In modern terms, what I did was develop web-based social software, called APECKS, for ontology creation. The idea was that people would create their own ontologies (either from scratch or based on others), and the system would find similarities and differences between them, with the aim of starting conversations about and sharing knowledge.

APECKS was built on top of a web application framework written in a dynamic programming language. We didn’t have Ruby on Rails in those days: I turned a MOO (a text-based virtual reality) into a HTTP server (with caching and everything!) and that formed the basis of the application.

APECKS was designed to use (lowercase) web services. It used one for some of the complex ontology comparison that it needed to do. RDF was nowhere near done; OWL not even in a twinkle in its parents’ eyes: nowadays, you’d build around those formats, which fit fairly well onto the KIF-based formalism that APECKS used. (The lack of a standard way to make the captured knowledge available was one of the reasons I got interested in XML – we’ve just celebrated that 10-year anniversary too.)

APECKS captured change history and design rationale as well as supporting unstructured communication between users. It didn’t provide feeds because, guess what, feeds hadn’t been invented yet. If I were doing it today, they would be a major feature.

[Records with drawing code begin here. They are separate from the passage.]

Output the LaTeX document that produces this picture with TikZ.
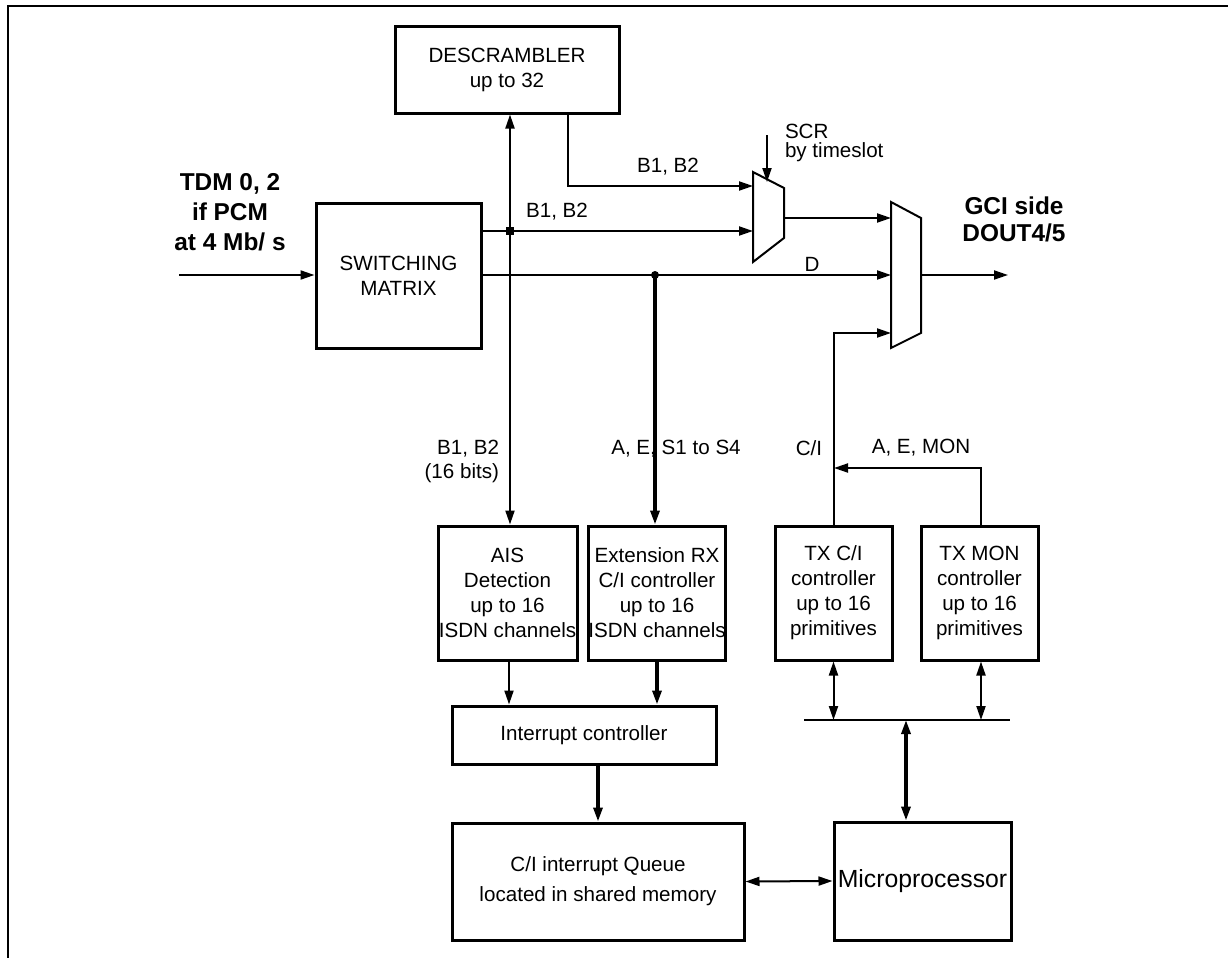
\documentclass[tikz,border=0pt]{standalone}
\usepackage{fontspec}
\setmainfont{Liberation Sans}
\usepackage{tikz}
\usetikzlibrary{arrows.meta}
\tikzset{block/.style={draw,line width=1.5pt,inner sep=0pt,align=center,
		font=\fontsize{10.3}{12.5}\selectfont},
}

\begin{document}
\begin{tikzpicture}[x=0.5pt,y=-0.5pt,>={Triangle[length=7pt,width=4.5pt]},line width=1pt,
		lbl/.style={font=\fontsize{10.3}{12}\selectfont,inner sep=0pt},
		big lbl/.style={font=\fontsize{12.2}{15}\selectfont\bfseries,inner sep=0pt,align=center},
		heavy/.style={line width=1.6pt}]
		
		\useasboundingbox (0,0) rectangle (1228,958);
		\draw (1228,6) -- (8,6) -- (8,958);
		
		\node[block,minimum width=112pt,minimum height=43.5pt] (descr) at (507,69.5) {DESCRAMBLER\\up to 32};
		\node[block,minimum width=82.5pt,minimum height=72.5pt] (switch) at (398.5,275.5) {SWITCHING\\MATRIX};
		\node[block,minimum width=69.5pt,minimum height=67pt] (ais) at (507.5,593) {AIS\\Detection\\up to 16\\ISDN channels};
		\node[block,minimum width=66pt,minimum height=67pt] (extrx) at (657,593) {Extension RX\\C/I controller\\up to 16\\ISDN channels};
		\node[block,minimum width=58.5pt,minimum height=67pt] (txci) at (833.5,593) {TX C/I\\controller\\up to 16\\primitives};
		\node[block,minimum width=58.5pt,minimum height=67pt] (txmon) at (979.5,593) {TX MON\\controller\\up to 16\\primitives};
		\node[block,minimum width=132pt,minimum height=29pt] (intc) at (584,735) {Interrupt controller};
		\node[block,minimum width=146pt,minimum height=58.5pt] (queue) at (598,881.5) {C/I interrupt Queue\\[2.5pt]located in shared memory};
		\node[block,minimum width=88.5pt,minimum height=59pt,font=\fontsize{12.4}{15}\selectfont] (micro) at (922.5,881) {Microprocessor};
		
		% multiplexers
		\draw (753,172) -- (784,188) -- (784,238) -- (753,262) -- cycle;
		\draw (891,202) -- (921,218) -- (921,333) -- (891,348) -- cycle;
		\coordinate (mxa1) at (753,186);
		\coordinate (mxa2) at (753,231);
		\coordinate (mxaout) at (784,218);
		\coordinate (mxb1) at (891,218);
		\coordinate (mxb2) at (891,275);
		\coordinate (mxb3) at (891,333);
		\coordinate (mxbout) at (921,275);
		
		\coordinate (tdm) at (179,275);
		\coordinate (gci) at (1008,275);
		\coordinate (scr) at (767,135);
		\coordinate (sw1) at (481,231);
		\coordinate (sw2) at (481,275);
		\coordinate (j1) at (510,231);
		\coordinate (j2) at (655,275);
		\coordinate (dsout) at (568,113);
		\coordinate (aem) at (834,468);
		\coordinate (busl) at (804,720);
		\coordinate (busr) at (1010,720);
		\coordinate (busm) at (906,720);
		
		\draw[->] (tdm) -- (switch.west |- tdm);
		\draw[->] (sw1) -- (mxa2);
		\draw[->] (sw2) -- (mxb2);
		\draw[->] (dsout) |- (mxa1);
		\draw[<->] (descr.south -| j1) -- (ais.north -| j1);
		\fill (j1) ++(-4,-4) rectangle ++(8,8);
		\fill (j2) circle (2pt);
		\draw[->,heavy] (j2) -- (j2 |- extrx.north);
		\draw[->] (scr) -- (767,182);
		\draw[->] (mxaout) -- (mxb1);
		\draw[->] (mxbout) -- (gci);
		\draw[->] (txci.north) |- (mxb3);
		\draw[->] (txmon.north -| 981,0) |- (aem);
		
		\draw[->] (ais.south -| 509,0) -- (intc.north -| 509,0);
		\draw[->,heavy] (extrx.south) -- (extrx.south |- intc.north);
		\draw[->,heavy] (queue.north |- intc.south) -- (queue.north);
		\draw (busl) -- (busr);
		\draw[<->] (txci.south) -- (txci.south |- busl);
		\draw[<->] (txmon.south -| 981,0) -- (busl -| 981,0);
		\draw[<->,heavy] (busm) -- (micro.north -| busm);
		\draw[<->] (queue.east) -- (micro.west);
		
		% labels
		\node[big lbl] (tdmlbl) at (230,212) {TDM 0, 2\\if PCM\\at 4 Mb/ s};
		\node[big lbl,font=\fontsize{12.2}{13.5}\selectfont\bfseries] (gcilbl) at (1014,219.5) {GCI side\\DOUT4/5};
		\node[lbl] (b12a) at (668,167) {B1, B2};
		\node[lbl] (b12b) at (557,212) {B1, B2};
		\node[lbl] (dlbl) at (812,264) {D};
		\node[lbl,align=left,anchor=west,font=\fontsize{10.3}{9.6}\selectfont] (scrlbl) at (784,143) {SCR\\by timeslot};
		\node[lbl,align=right,anchor=east] (b16lbl) at (500,461) {B1, B2\\(16 bits)};
		\node[lbl] (aeslbl) at (676,449) {A, E, S1 to S4};
		\node[lbl] (cilbl) at (809,448) {C/I};
		\node[lbl] (aemlbl) at (921,448) {A, E, MON};
		\end{tikzpicture}
\end{document}
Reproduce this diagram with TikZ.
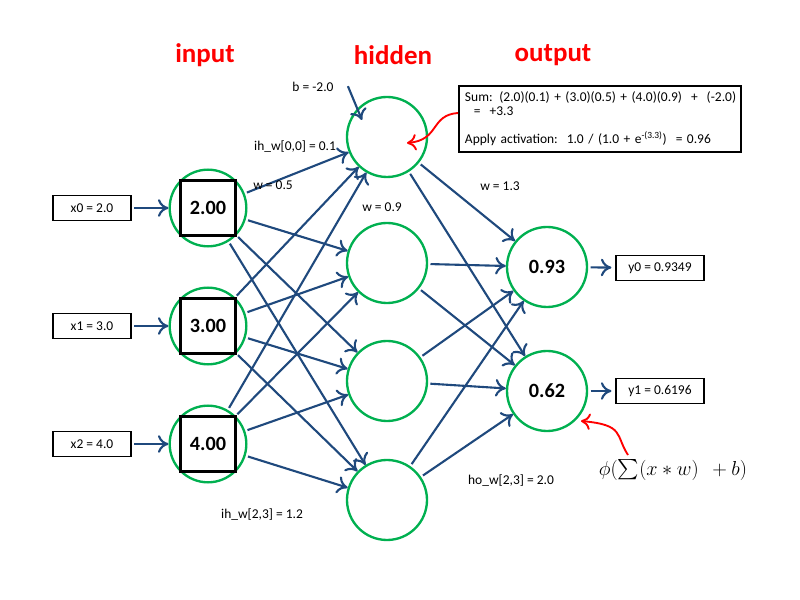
\documentclass[tikz,border=0pt]{standalone}
\usepackage{fontspec}
\setmainfont{Carlito}
\usepackage{amsmath}
\usetikzlibrary{arrows.meta}
\definecolor{edgeblue}{RGB}{31,73,125}
\definecolor{nodegreen}{RGB}{0,176,80}
\newcommand{\smalltext}{\fontsize{11.5}{14}\selectfont}
\begin{document}
\begin{tikzpicture}[
		x=0.03cm, y=-0.03cm,
		neuron/.style = {draw=nodegreen, circle, line width=2pt, minimum size=2.3cm, font=\bfseries\LARGE},
		val/.style = {draw, line width=2pt, minimum size=1.65cm, inner sep=0pt},
		io/.style = {draw, line width=1.5pt, minimum height=0.75cm, font=\smalltext},
		conn/.style = {edgeblue, line width=1.8pt, -{To[length=9pt,width=15pt]}, shorten <=2pt},
		layer/.style = {red, font=\bfseries\fontsize{23}{27}\selectfont},
		lbl/.style = {font=\smalltext}
	]
	\useasboundingbox (0,0) rectangle (800,600);
	% Layer titles.
	\node[layer] at (205,55) {input};
	\node[layer] at (393,55) {hidden};
	\node[layer] at (553,55) {output};
	% Input layer.
	\foreach \i/\y/\v/\x in {0/208/2.00/2.0, 1/326/3.00/3.0, 2/444/4.00/4.0} {
		\node[neuron] (in\i) at (208,\y) {};
		\node[val, font=\bfseries\LARGE] at (in\i) {\v};
		\node[io, minimum width=2.35cm] (x\i) at (92,\y) {x\i\ = \x};
		\draw[conn] (x\i) -- (in\i);
	}
	% Hidden layer.
	\foreach \j/\y in {0/137, 1/263, 2/381, 3/500}
		\node[neuron, minimum size=2.4cm] (h\j) at (387,\y) {};
	% Output layer.
	\node[neuron, minimum size=2.4cm] (o0) at (547,267) {0.93};
	\node[neuron, minimum size=2.4cm] (o1) at (547,391) {0.62};
	\node[io, minimum width=2.65cm] (y0) at (660,268) {y0 = 0.9349};
	\node[io, minimum width=2.65cm] (y1) at (660,391) {y1 = 0.6196};
	\draw[conn, shorten >=3pt] (o0) -- (y0);
	\draw[conn, shorten >=3pt] (o1) -- (y1);
	% Weights.
	\foreach \i in {0,1,2}
		\foreach \j in {0,1,2,3}
			\draw[conn] (in\i) -- (h\j);
	\foreach \j in {0,1,2,3}
		\foreach \k in {0,1}
			\draw[conn] (h\j) -- (o\k);
	% Bias.
	\node[lbl] (b) at (313,87) {b = -2.0};
	\coordinate (bs) at (347,84);
	\coordinate (bt) at (362,120);
	\draw[conn] (bs) -- (bt);
	% Labels.
	\node[lbl] at (295,147) {ih\_w[0,0] = 0.1};
	\node[lbl] at (273,185) {w = 0.5};
	\node[lbl] at (382,207) {w = 0.9};
	\node[lbl] at (500,186) {w = 1.3};
	\node[lbl] at (262,515) {ih\_w[2,3] = 1.2};
	\node[lbl] at (511,481) {ho\_w[2,3] = 2.0};
	% Sum box.
	\node[draw, line width=1.5pt, align=left, font=\smalltext, text width=8.1cm, inner sep=5pt] (sum) at (600,119)
		{\mbox{Sum: (2.0)(0.1) + (3.0)(0.5) + (4.0)(0.9)\ \ +\ \ (-2.0)}\\[-2pt]
		\ \ =\ \ +3.3\\[10pt]
		\mbox{Apply activation:\ \ 1.0 / (1.0 + e\textsuperscript{-(3.3)})\ \ = 0.96}};
	\coordinate (s1) at (458,113);
	\coordinate (t1) at (407,143);
	\draw[red, line width=1.6pt, -{To[length=8pt,width=14pt]}] (s1) .. controls (430,115) and (440,140) .. (t1);
	% Formula.
	\node[font=\LARGE] (phi) at (673,470) {$\phi(\sum(x * w)~~+b)$};
	\coordinate (s2) at (628,455);
	\coordinate (t2) at (581,421);
	\draw[red, line width=1.6pt, -{To[length=8pt,width=14pt]}] (s2) .. controls (615,435) and (625,425) .. (t2);
\end{tikzpicture}
\end{document}
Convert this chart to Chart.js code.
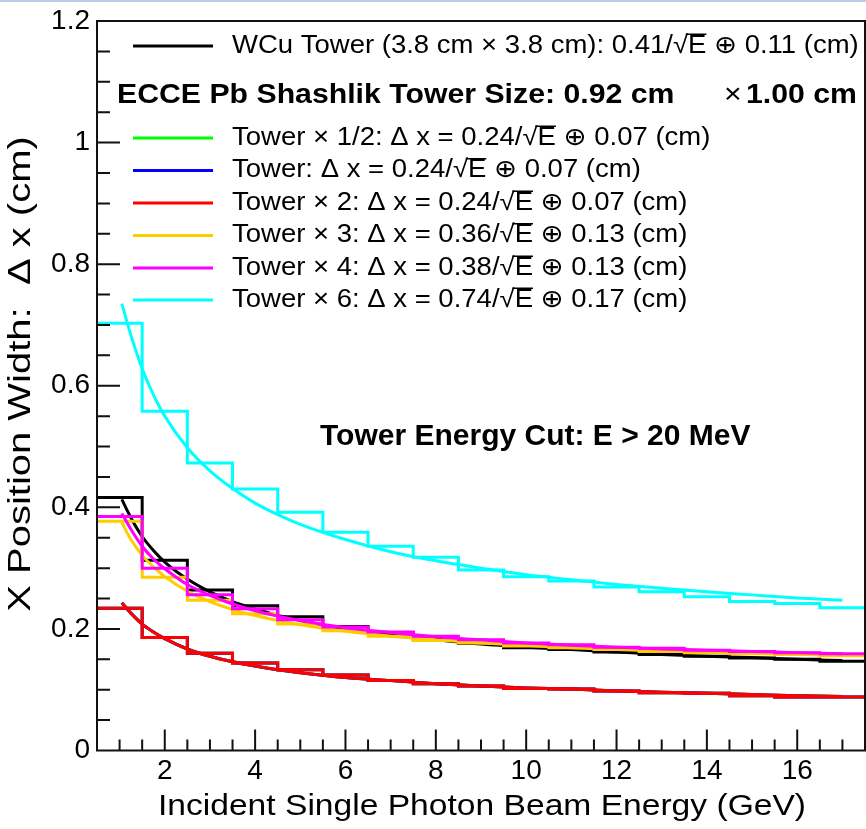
<!DOCTYPE html>
<html>
<head>
<meta charset="utf-8">
<script src="https://cdn.jsdelivr.net/npm/chart.js@4.4.0/dist/chart.umd.min.js"></script>
<style>
  html, body { margin: 0; padding: 0; background: #fff; }
</style>
</head>
<body>
<canvas id="myChart" width="866" height="829"></canvas>
<script>
// bin centres of the energy histograms (GeV), bins are 1 GeV wide
const binCenters = [1, 2, 3, 4, 5, 6, 7, 8, 9, 10, 11, 12, 13, 14, 15, 16, 17];

// histogram contents (cm)
const histWCu     = [0.416, 0.313, 0.264, 0.238, 0.220, 0.204, 0.194, 0.183, 0.176, 0.169, 0.166, 0.162, 0.158, 0.155, 0.152, 0.150, 0.147];
const histHalf    = [0.234, 0.186, 0.160, 0.144, 0.133, 0.124, 0.115, 0.110, 0.106, 0.102, 0.101, 0.098, 0.095, 0.094, 0.090, 0.088, 0.088];
const histTower   = [0.234, 0.186, 0.160, 0.144, 0.133, 0.124, 0.115, 0.110, 0.106, 0.102, 0.101, 0.098, 0.095, 0.094, 0.090, 0.088, 0.088];
const histTimes2  = [0.234, 0.186, 0.160, 0.144, 0.133, 0.124, 0.115, 0.110, 0.106, 0.102, 0.101, 0.098, 0.095, 0.094, 0.090, 0.088, 0.088];
const histTimes3  = [0.377, 0.285, 0.247, 0.225, 0.208, 0.197, 0.188, 0.181, 0.177, 0.172, 0.169, 0.166, 0.163, 0.161, 0.159, 0.158, 0.156];
const histTimes4  = [0.385, 0.300, 0.256, 0.233, 0.215, 0.203, 0.195, 0.188, 0.182, 0.177, 0.174, 0.170, 0.168, 0.165, 0.163, 0.161, 0.159];
const histTimes6  = [0.703, 0.558, 0.473, 0.430, 0.392, 0.359, 0.336, 0.318, 0.297, 0.286, 0.279, 0.269, 0.261, 0.253, 0.245, 0.242, 0.235];

// fit curves, sampled off the plot
const fitEnergy  = [1.05, 1.25, 1.5, 1.75, 2, 2.5, 3, 3.5, 4, 4.5, 5, 6, 7, 8, 9, 10, 11, 12, 13, 14, 15, 16, 17];
const fitWCu     = [0.413, 0.383, 0.352, 0.329, 0.310, 0.282, 0.261, 0.245, 0.233, 0.222, 0.214, 0.200, 0.190, 0.182, 0.175, 0.170, 0.166, 0.162, 0.158, 0.155, 0.153, 0.150, 0.148];
const fitHalf    = [0.243, 0.226, 0.208, 0.195, 0.184, 0.167, 0.155, 0.146, 0.139, 0.133, 0.128, 0.120, 0.115, 0.110, 0.106, 0.103, 0.101, 0.098, 0.096, 0.094, 0.092, 0.090, 0.089];
const fitTower   = [0.243, 0.226, 0.208, 0.195, 0.184, 0.167, 0.155, 0.146, 0.139, 0.133, 0.128, 0.120, 0.115, 0.110, 0.106, 0.103, 0.101, 0.098, 0.096, 0.094, 0.092, 0.090, 0.089];
const fitTimes2  = [0.243, 0.226, 0.208, 0.195, 0.184, 0.167, 0.155, 0.146, 0.139, 0.133, 0.128, 0.120, 0.115, 0.110, 0.106, 0.103, 0.101, 0.098, 0.096, 0.094, 0.092, 0.090, 0.089];
const fitTimes3  = [0.375, 0.347, 0.321, 0.302, 0.286, 0.262, 0.245, 0.232, 0.222, 0.214, 0.207, 0.196, 0.188, 0.182, 0.177, 0.173, 0.169, 0.166, 0.164, 0.162, 0.160, 0.158, 0.157];
const fitTimes4  = [0.390, 0.364, 0.336, 0.315, 0.299, 0.273, 0.255, 0.241, 0.230, 0.221, 0.214, 0.202, 0.194, 0.187, 0.182, 0.177, 0.173, 0.170, 0.167, 0.165, 0.163, 0.161, 0.159];
const fitTimes6  = [0.735, 0.683, 0.628, 0.585, 0.550, 0.498, 0.460, 0.431, 0.407, 0.388, 0.372, 0.347, 0.327, 0.312, 0.300, 0.289, 0.281, 0.273, 0.267, 0.261, 0.256, 0.251, 0.247];

// axes
const xTickValues = [2, 4, 6, 8, 10, 12, 14, 16];
const yTickValues = [0, 0.2, 0.4, 0.6, 0.8, 1.0, 1.2];
const yTickLabels = ['0', '0.2', '0.4', '0.6', '0.8', '1', '1.2'];

const legendLabels = [
    'Tower \u00d7 1/2: \u0394 x = 0.24/\u221aE \u2295 0.07 (cm)',
    'Tower: \u0394 x = 0.24/\u221aE \u2295 0.07 (cm)',
    'Tower \u00d7 2: \u0394 x = 0.24/\u221aE \u2295 0.07 (cm)',
    'Tower \u00d7 3: \u0394 x = 0.36/\u221aE \u2295 0.13 (cm)',
    'Tower \u00d7 4: \u0394 x = 0.38/\u221aE \u2295 0.13 (cm)',
    'Tower \u00d7 6: \u0394 x = 0.74/\u221aE \u2295 0.17 (cm)'
];
const wcuLabel = 'WCu Tower (3.8 cm \u00d7 3.8 cm): 0.41/\u221aE \u2295 0.11 (cm)';

const series = [
    { hist: histWCu,    fit: fitWCu,    color: '#000000' },
    { hist: histHalf,   fit: fitHalf,   color: '#00ff00' },
    { hist: histTower,  fit: fitTower,  color: '#0000ff' },
    { hist: histTimes2, fit: fitTimes2, color: '#ff0000' },
    { hist: histTimes3, fit: fitTimes3, color: '#ffcc00' },
    { hist: histTimes4, fit: fitTimes4, color: '#ff00ff' },
    { hist: histTimes6, fit: fitTimes6, color: '#00ffff' }
];

const FONT = "'Liberation Sans', Arial, 'DejaVu Sans', sans-serif";

// histogram as a stepped line through the bin centres, padded to the bin edges
function histPoints(values) {
    let pts = [{ x: binCenters[0] - 0.5, y: values[0] }];
    binCenters.forEach((c, i) => pts.push({ x: c, y: values[i] }));
    let last = binCenters.length - 1;
    pts.push({ x: binCenters[last] + 0.5, y: values[last] });
    return pts;
}

let datasets = [];
series.forEach((s, i) => {
    let order = series.length - i;
    datasets.push({
        data: histPoints(s.hist),
        borderColor: s.color,
        borderWidth: 3,
        pointRadius: 0,
        stepped: 'middle',
        fill: false,
        order: order
    });
    datasets.push({
        data: fitEnergy.map((e, k) => ({ x: e, y: s.fit[k] })),
        borderColor: s.color,
        borderWidth: 3,
        pointRadius: 0,
        cubicInterpolationMode: 'monotone',
        fill: false,
        order: order
    });
});

// text with a ROOT-like sqrt(E): radical plus an overline over the E
function drawRich(ctx, str, x, y, size, weight, stretch) {
    ctx.save();
    ctx.translate(x, y);
    ctx.scale(stretch, 1);
    ctx.font = weight + ' ' + size + 'px ' + FONT;
    ctx.textBaseline = 'middle';
    ctx.textAlign = 'left';
    ctx.fillStyle = '#000';
    let parts = str.split('\u221aE');
    let cx = 0;
    parts.forEach((p, i) => {
        ctx.fillText(p, cx, 0);
        cx += ctx.measureText(p).width;
        if (i < parts.length - 1) {
            let wr = ctx.measureText('\u221a').width;
            let we = ctx.measureText('E').width;
            ctx.fillText('\u221a', cx, 0);
            ctx.fillText('E', cx + wr, 0);
            ctx.beginPath();
            ctx.strokeStyle = '#000';
            ctx.lineWidth = 1.5;
            ctx.moveTo(cx + wr * 0.85, -size * 0.47);
            ctx.lineTo(cx + wr + we, -size * 0.47);
            ctx.stroke();
            cx += wr + we;
        }
    });
    ctx.restore();
}

const rootStyle = {
    id: 'rootStyle',
    afterDatasetsDraw(chart) {
        const { ctx, chartArea: a, scales: { x, y } } = chart;
        ctx.save();
        ctx.strokeStyle = '#111';
        ctx.lineWidth = 2;
        ctx.beginPath();
        // x ticks every 0.5 GeV, inside the frame
        for (let i = 2; i <= 34; i++) {
            let px = x.getPixelForValue(i * 0.5);
            let len = (i % 4 === 0) ? 21 : 11;
            ctx.moveTo(px, a.bottom);
            ctx.lineTo(px, a.bottom - len);
        }
        // y ticks every 0.05 cm
        for (let k = 1; k <= 23; k++) {
            let py = y.getPixelForValue(k * 0.05);
            let len = (k % 4 === 0) ? 23 : 13;
            ctx.moveTo(a.left, py);
            ctx.lineTo(a.left + len, py);
        }
        ctx.stroke();
        ctx.strokeRect(a.left, a.top, a.right - a.left, a.bottom - a.top);
        ctx.restore();
    },
    afterDraw(chart) {
        const { ctx } = chart;
        ctx.save();
        // screenshot border at the top
        ctx.strokeStyle = '#b9cde6';
        ctx.lineWidth = 2;
        ctx.beginPath();
        ctx.moveTo(0, 1);
        ctx.lineTo(chart.width, 1);
        ctx.stroke();

        // legend
        ctx.lineWidth = 3;
        ctx.strokeStyle = '#000';
        ctx.beginPath();
        ctx.moveTo(133, 46);
        ctx.lineTo(213, 46);
        ctx.stroke();
        drawRich(ctx, wcuLabel, 232, 46, 25, 'normal', 1.1);

        drawRich(ctx, 'ECCE Pb Shashlik Tower Size: 0.92 cm', 117, 95, 28, 'bold', 1.08);
        drawRich(ctx, '\u00d7', 724, 95, 28, 'normal', 1.08);
        drawRich(ctx, '1.00 cm', 746, 95, 28, 'bold', 1.08);

        const rowY = [138, 170.5, 203, 235.5, 268, 300];
        legendLabels.forEach((lab, i) => {
            ctx.strokeStyle = series[i + 1].color;
            ctx.lineWidth = 3;
            ctx.beginPath();
            ctx.moveTo(133, rowY[i]);
            ctx.lineTo(213, rowY[i]);
            ctx.stroke();
            drawRich(ctx, lab, 232, rowY[i], 25, 'normal', 1.1);
        });

        drawRich(ctx, 'Tower Energy Cut: E > 20 MeV', 320, 437, 30, 'bold', 1.0);

        // axis titles
        ctx.fillStyle = '#000';
        ctx.textBaseline = 'middle';
        ctx.textAlign = 'center';
        ctx.save();
        ctx.translate(482, 807);
        ctx.scale(1.12, 1);
        ctx.font = '30px ' + FONT;
        ctx.fillText('Incident Single Photon Beam Energy (GeV)', 0, 0);
        ctx.restore();

        ctx.save();
        ctx.translate(21, 374);
        ctx.rotate(-Math.PI / 2);
        ctx.scale(1.29, 1);
        ctx.font = '31px ' + FONT;
        ctx.fillText('X Position Width:  \u0394 x (cm)', 0, 0);
        ctx.restore();

        ctx.restore();
    }
};

let config = {
    type: 'line',
    data: { datasets: datasets },
    options: {
        responsive: false,
        animation: false,
        layout: { padding: { left: 0, top: 15, right: 1, bottom: 0 } },
        plugins: {
            legend: { display: false },
            tooltip: { enabled: false }
        },
        scales: {
            x: {
                type: 'linear',
                min: 0.5,
                max: 17.5,
                grid: { display: false, drawTicks: false },
                border: { display: false },
                afterBuildTicks: (scale) => { scale.ticks = xTickValues.map(v => ({ value: v })); },
                afterFit: (scale) => { scale.height = 78.5; },
                ticks: {
                    color: '#000',
                    padding: 7,
                    maxRotation: 0,
                    font: { family: FONT, size: 28, lineHeight: 1 },
                    callback: (v) => String(v)
                }
            },
            y: {
                type: 'linear',
                min: 0,
                max: 1.2,
                grid: { display: false, drawTicks: false },
                border: { display: false },
                afterBuildTicks: (scale) => { scale.ticks = yTickValues.map(v => ({ value: v })); },
                afterFit: (scale) => { scale.width = 97; },
                ticks: {
                    color: '#000',
                    padding: 7,
                    font: { family: FONT, size: 28, lineHeight: 1 },
                    callback: (v, i) => yTickLabels[i]
                }
            }
        }
    },
    plugins: [rootStyle]
};

let myChart = new Chart(document.getElementById('myChart'), config);
</script>
</body>
</html>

APECKS didn’t do REST properly, but that concept wasn’t around either! APECKS was also rather formal and uninventive in getting knowledge out of people (although it did use those knowledge-acquisition techniques that are automatable, such as card sorts). Now, you could make the interface so much better, because now we have AJAX.

Part of me wants to update it. The semantic web is going to happen, and we’re going to need tools that help people share and link together the ontologies that they create. Tools that help people create ontologies without being semantic-web experts.

But I’ve been there, and done that, and anyway I’m sure that today’s students are creating applications that are much more innovative.